My daughter, Ruth, landed her dream career, and our finances improved so dramatically that we were able to realize our dream of buying a home. Today, I have two grandchildren who are fighting on the front lines of kosen-rufu and a beautiful great-grandchild.
How did your relationship evolve with your ex-husband?
Reiko: Over the years, my children and I stayed in touch with their father. On one occasion when he visited us, he told us that he knew this Buddhism worked, because he saw how it had changed our lives. We were stunned. He even attended an SGI meeting with us and thoroughly enjoyed it! My ex-husband and his wife fully support our Buddhist practice. We have all become good friends, a situation I never could have imagined. I’m 92 years old, and have never been so happy.
What a profound experience! Sensei visited Denver in June 1996 to receive an honorary doctorate from the University of Denver. What do you recall about his visit?
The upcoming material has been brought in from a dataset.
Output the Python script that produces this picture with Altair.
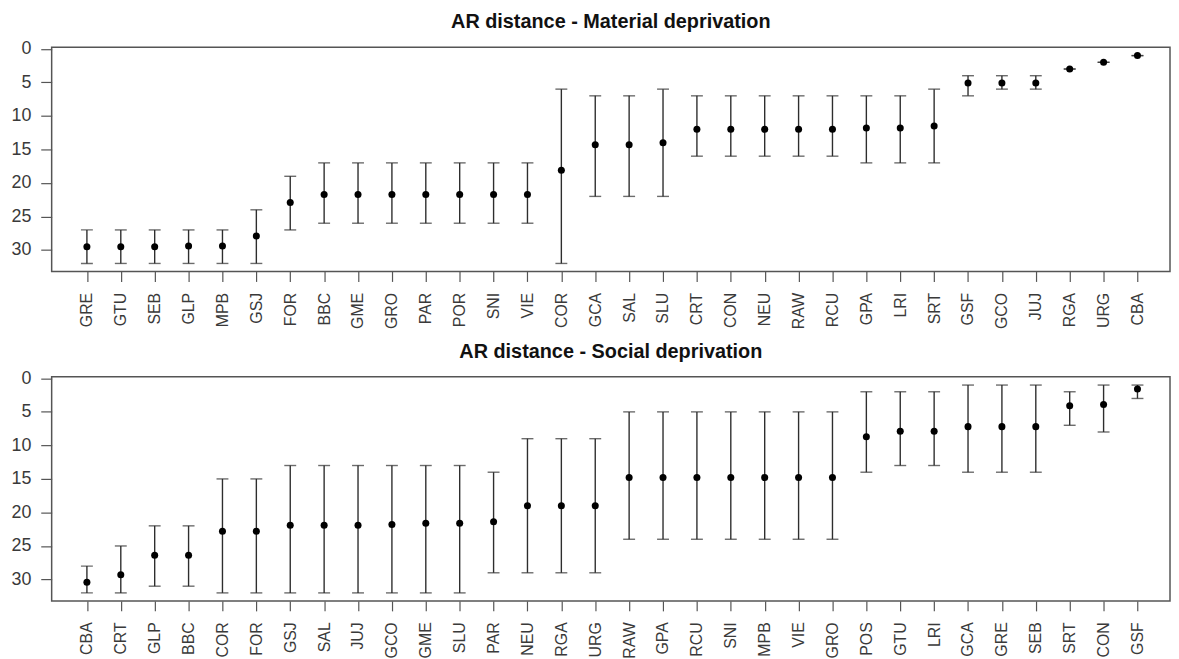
import altair as alt
import pandas as pd

# ---- Material deprivation panel ----
mat_cat = ["GRE", "GTU", "SEB", "GLP", "MPB", "GSJ", "FOR", "BBC", "GME", "GRO", "PAR",
           "POR", "SNI", "VIE", "COR", "GCA", "SAL", "SLU", "CRT", "CON", "NEU", "RAW",
           "RCU", "GPA", "LRI", "SRT", "GSF", "GCO", "JUJ", "RGA", "URG", "CBA"]
mat_mid = [29.5, 29.5, 29.5, 29.4, 29.4, 27.9, 22.9, 21.7, 21.7, 21.7, 21.7,
           21.7, 21.7, 21.7, 18.1, 14.3, 14.3, 14.0, 12.0, 12.0, 12.0, 12.0,
           12.0, 11.8, 11.8, 11.5, 5.1, 5.1, 5.1, 3.0, 2.0, 1.0]
mat_lo = [27, 27, 27, 27, 27, 24, 19, 17, 17, 17, 17,
          17, 17, 17, 6, 7, 7, 6, 7, 7, 7, 7,
          7, 7, 7, 6, 4, 4, 4, 3, 2, 1]
mat_hi = [32, 32, 32, 32, 32, 32, 27, 26, 26, 26, 26,
          26, 26, 26, 32, 22, 22, 22, 16, 16, 16, 16,
          16, 17, 17, 17, 7, 6, 6, 3, 2, 1]

# ---- Social deprivation panel ----
soc_cat = ["CBA", "CRT", "GLP", "BBC", "COR", "FOR", "GSJ", "SAL", "JUJ", "GCO", "GME",
           "SLU", "PAR", "NEU", "RGA", "URG", "RAW", "GPA", "RCU", "SNI", "MPB", "VIE",
           "GRO", "POS", "GTU", "LRI", "GCA", "GRE", "SEB", "SRT", "CON", "GSF"]
soc_mid = [30.4, 29.3, 26.4, 26.4, 22.8, 22.8, 21.9, 21.9, 21.9, 21.8, 21.6,
           21.6, 21.4, 19.0, 19.0, 19.0, 14.8, 14.8, 14.8, 14.8, 14.8, 14.8,
           14.8, 8.7, 7.9, 7.9, 7.2, 7.2, 7.2, 4.1, 3.9, 1.6]
soc_lo = [28, 25, 22, 22, 15, 15, 13, 13, 13, 13, 13,
          13, 14, 9, 9, 9, 5, 5, 5, 5, 5, 5,
          5, 2, 2, 2, 1, 1, 1, 2, 1, 1]
soc_hi = [32, 32, 31, 31, 32, 32, 32, 32, 32, 32, 32,
          32, 29, 29, 29, 29, 24, 24, 24, 24, 24, 24,
          24, 14, 13, 13, 14, 14, 14, 7, 8, 3]

y_ticks = [0, 5, 10, 15, 20, 25, 30]
FONT = "Liberation Sans"
BAR_COLOR = "#2e2e2e"


def panel(cats, mid, lo, hi, title):
    df = pd.DataFrame({"cat": cats, "mid": mid, "lo": lo, "hi": hi})
    xaxis = alt.Axis(labelAngle=-90, labelFontSize=16, tickSize=10,
                     labelPadding=11, labelColor="#3a3a3a", tickColor="#555555",
                     tickWidth=1.2, domain=False, grid=False, labelFont=FONT,
                     labelOverlap=False)
    xscale = alt.Scale(type="point", padding=1.185, align=0.52)
    yscale = alt.Scale(domain=[-0.25, 33.2], reverse=True, nice=False, zero=False)
    yaxis = alt.Axis(values=y_ticks, labelFontSize=18, tickSize=11, labelPadding=10,
                     labelColor="#3a3a3a", tickColor="#555555", tickWidth=1.2,
                     domain=False, grid=False, labelFont=FONT, labelOverlap=False,
                     minExtent=43, maxExtent=43)

    def X():
        return alt.X("cat:N", sort=cats, title=None, scale=xscale, axis=xaxis)

    def Y(field):
        return alt.Y(field, scale=yscale, axis=yaxis, title=None)

    base = alt.Chart(df)
    rule = base.mark_rule(color=BAR_COLOR, strokeWidth=1.4).encode(
        x=X(), y=Y("lo:Q"), y2="hi:Q")
    cap_lo = base.mark_tick(color=BAR_COLOR, size=12, thickness=1.4).encode(
        x=X(), y=Y("lo:Q"))
    cap_hi = base.mark_tick(color=BAR_COLOR, size=12, thickness=1.4).encode(
        x=X(), y=Y("hi:Q"))
    pts = base.mark_circle(color="black", size=50, opacity=1).encode(
        x=X(), y=Y("mid:Q"))
    return alt.layer(rule, cap_lo, cap_hi, pts).properties(
        width=1127, height=226,
        title=alt.TitleParams(title, fontSize=20, font=FONT, fontWeight="bold",
                              color="#111111", anchor="middle", offset=8),
    )


top = panel(mat_cat, mat_mid, mat_lo, mat_hi, "AR distance - Material deprivation")
bottom = panel(soc_cat, soc_mid, soc_lo, soc_hi, "AR distance - Social deprivation")

chart = alt.vconcat(top, bottom, spacing=10).properties(
    padding={"left": 0, "top": 0, "right": 0, "bottom": 0}
).configure_view(stroke="#555555", strokeWidth=1.5)

chart.save("out.html", embed_options={"renderer": "svg", "actions": False})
Reiko: I was able to support Sensei’s visit behind the scenes by helping clean the Denver Culture Center. Although I didn’t physically meet with him during this visit, he often expressed his appreciation to all the members working behind the scenes, so I know he was completely aware of everyone’s efforts. Also, after his visit, there was a fresh energy in the Denver organization. Most of the members met Sensei for the first time because it was his first trip to Denver. I could tell that Sensei developed a strong bond with the Denver members, and the members’ seeking spirit toward Sensei grew much stronger. This visit was a turning point for kosen-rufu in our city.
Looking back, what do you treasure most about your journey?
Reiko: I feel like Sensei has been by my side throughout my life journey, through all my ups and downs. With every setback, his words to me at the beginning of my practice to “never let go of the Gohonzon” became deeply rooted in my life.
I have been so happy to see the growth of the youth division in Denver over the years. I’m determined to continue introducing many people, especially young people, to our life-transforming practice so that they can inherit the future.